When people think of American history of the mid-1800s, they usually think of the great westward expansion, the opening up of new territory, of covered wagons and the forging of the American frontier myth.

But, as historian David McCullough notes in the first chapter of his latest book: “Not all the pioneers went west.”

A lot went the other way, too, intent on opening up new territories of their minds. And many went to France.

So many were they, in fact, and so notable in their achievements, that they cried out for a book. Or two or three books. Mr. McCullough, a resident of West Tisbury, told his large audience at the Vineyard Haven Public Library on Sunday that the major problem in researching his new book on those Americans was deciding whom to leave out.

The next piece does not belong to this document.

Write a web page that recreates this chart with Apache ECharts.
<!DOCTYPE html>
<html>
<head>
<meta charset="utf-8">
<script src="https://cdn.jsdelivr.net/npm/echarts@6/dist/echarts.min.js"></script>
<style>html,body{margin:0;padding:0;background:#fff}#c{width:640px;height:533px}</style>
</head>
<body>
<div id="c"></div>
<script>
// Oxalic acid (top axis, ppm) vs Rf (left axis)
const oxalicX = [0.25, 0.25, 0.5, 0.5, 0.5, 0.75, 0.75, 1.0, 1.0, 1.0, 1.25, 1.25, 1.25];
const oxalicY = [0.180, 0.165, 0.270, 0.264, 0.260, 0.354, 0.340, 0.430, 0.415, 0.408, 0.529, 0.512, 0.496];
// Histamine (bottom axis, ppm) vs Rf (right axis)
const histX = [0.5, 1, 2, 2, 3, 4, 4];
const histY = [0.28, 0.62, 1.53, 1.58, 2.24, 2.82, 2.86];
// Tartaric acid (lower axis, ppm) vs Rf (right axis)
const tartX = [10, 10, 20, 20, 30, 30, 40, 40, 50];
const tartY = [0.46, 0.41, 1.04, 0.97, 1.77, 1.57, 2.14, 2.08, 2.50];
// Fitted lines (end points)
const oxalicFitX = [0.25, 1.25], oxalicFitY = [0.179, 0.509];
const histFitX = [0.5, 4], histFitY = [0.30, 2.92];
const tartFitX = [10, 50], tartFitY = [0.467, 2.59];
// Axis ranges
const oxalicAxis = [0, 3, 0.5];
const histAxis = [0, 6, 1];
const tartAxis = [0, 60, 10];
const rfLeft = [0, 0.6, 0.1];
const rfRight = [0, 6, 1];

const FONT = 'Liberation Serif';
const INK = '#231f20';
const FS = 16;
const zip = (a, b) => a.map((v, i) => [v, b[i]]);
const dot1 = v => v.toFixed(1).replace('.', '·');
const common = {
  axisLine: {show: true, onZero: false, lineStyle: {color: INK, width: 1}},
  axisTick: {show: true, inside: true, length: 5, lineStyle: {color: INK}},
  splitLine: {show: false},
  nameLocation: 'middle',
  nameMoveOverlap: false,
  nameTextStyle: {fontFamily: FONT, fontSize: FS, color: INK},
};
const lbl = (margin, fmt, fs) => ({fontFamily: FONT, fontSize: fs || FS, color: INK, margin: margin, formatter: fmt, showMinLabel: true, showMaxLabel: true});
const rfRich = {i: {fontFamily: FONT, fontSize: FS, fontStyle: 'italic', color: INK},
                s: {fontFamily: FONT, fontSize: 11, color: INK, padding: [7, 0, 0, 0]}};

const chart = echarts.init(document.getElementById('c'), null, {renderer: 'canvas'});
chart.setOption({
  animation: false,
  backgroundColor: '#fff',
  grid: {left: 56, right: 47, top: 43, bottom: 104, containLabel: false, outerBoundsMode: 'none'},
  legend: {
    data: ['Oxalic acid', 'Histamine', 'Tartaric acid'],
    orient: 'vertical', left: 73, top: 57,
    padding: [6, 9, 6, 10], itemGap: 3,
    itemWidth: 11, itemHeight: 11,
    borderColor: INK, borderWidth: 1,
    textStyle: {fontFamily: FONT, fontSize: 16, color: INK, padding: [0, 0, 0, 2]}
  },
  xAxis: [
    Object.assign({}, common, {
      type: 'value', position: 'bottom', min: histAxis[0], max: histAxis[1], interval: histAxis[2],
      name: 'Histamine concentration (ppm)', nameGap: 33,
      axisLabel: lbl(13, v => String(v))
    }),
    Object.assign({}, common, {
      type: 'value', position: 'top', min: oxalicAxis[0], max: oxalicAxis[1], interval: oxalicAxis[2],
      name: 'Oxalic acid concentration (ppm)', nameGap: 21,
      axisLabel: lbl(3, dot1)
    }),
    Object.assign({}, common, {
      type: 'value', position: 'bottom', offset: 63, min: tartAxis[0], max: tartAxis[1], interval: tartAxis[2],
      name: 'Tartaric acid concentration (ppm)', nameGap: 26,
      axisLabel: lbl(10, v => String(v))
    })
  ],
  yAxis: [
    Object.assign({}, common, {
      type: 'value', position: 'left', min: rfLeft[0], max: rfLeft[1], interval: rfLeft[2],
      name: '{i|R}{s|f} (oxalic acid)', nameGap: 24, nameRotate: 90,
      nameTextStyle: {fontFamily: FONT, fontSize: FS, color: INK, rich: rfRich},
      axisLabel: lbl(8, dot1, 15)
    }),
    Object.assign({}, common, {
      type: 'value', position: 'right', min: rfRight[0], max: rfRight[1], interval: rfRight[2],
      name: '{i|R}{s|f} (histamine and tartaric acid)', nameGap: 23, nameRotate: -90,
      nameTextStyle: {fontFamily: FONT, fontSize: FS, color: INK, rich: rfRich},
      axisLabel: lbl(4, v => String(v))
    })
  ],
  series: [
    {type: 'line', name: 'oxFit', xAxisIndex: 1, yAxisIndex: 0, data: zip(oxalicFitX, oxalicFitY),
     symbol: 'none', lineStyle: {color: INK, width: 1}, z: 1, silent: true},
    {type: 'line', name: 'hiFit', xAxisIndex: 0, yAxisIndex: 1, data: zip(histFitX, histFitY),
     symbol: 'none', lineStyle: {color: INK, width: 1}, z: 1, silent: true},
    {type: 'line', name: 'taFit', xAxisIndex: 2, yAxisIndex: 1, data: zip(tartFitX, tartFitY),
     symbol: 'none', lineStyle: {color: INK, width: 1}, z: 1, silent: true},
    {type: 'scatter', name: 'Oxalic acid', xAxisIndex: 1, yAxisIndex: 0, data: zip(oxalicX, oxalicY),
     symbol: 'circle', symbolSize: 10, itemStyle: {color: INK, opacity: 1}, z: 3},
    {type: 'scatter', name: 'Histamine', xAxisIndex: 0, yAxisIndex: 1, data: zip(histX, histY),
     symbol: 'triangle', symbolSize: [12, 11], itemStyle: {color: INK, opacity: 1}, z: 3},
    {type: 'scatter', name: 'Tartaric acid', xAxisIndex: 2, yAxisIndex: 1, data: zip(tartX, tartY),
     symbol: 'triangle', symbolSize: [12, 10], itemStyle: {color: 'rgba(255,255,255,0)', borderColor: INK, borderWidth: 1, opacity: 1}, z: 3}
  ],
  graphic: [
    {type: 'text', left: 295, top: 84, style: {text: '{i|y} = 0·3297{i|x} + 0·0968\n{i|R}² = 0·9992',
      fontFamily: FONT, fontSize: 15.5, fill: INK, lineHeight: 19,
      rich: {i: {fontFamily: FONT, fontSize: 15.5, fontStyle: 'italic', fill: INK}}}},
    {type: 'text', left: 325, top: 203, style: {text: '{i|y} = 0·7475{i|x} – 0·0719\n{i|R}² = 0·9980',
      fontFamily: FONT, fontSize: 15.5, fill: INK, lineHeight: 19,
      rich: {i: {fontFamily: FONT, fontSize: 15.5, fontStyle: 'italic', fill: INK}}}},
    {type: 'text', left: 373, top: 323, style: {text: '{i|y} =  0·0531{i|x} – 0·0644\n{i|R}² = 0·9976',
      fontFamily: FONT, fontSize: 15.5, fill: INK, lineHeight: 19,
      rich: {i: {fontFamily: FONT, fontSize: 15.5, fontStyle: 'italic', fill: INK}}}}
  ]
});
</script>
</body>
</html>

And so, the Pulitzer Prize-winning historian said, he felt like a movie casting director as he assembled his material. As if they would audition for him, “Tell me what they can do and show me a little bit about it.

“Then I decide whether they’re going to make the cut.”

The book on Americans in Paris is still a work in progress. Mr. McCullough is not even sure yet exactly when it will end. By which we don’t mean when he will finish writing — the book is due for release next year — but when the events within it will finish. He thinks probably around the start of World War I, in 1913 or 1914.

The start of the book, though, is more precise. It begins in the 1830s, because, as he said, the exodus of notable minds to Europe, which began at that time, has not been well covered by historians....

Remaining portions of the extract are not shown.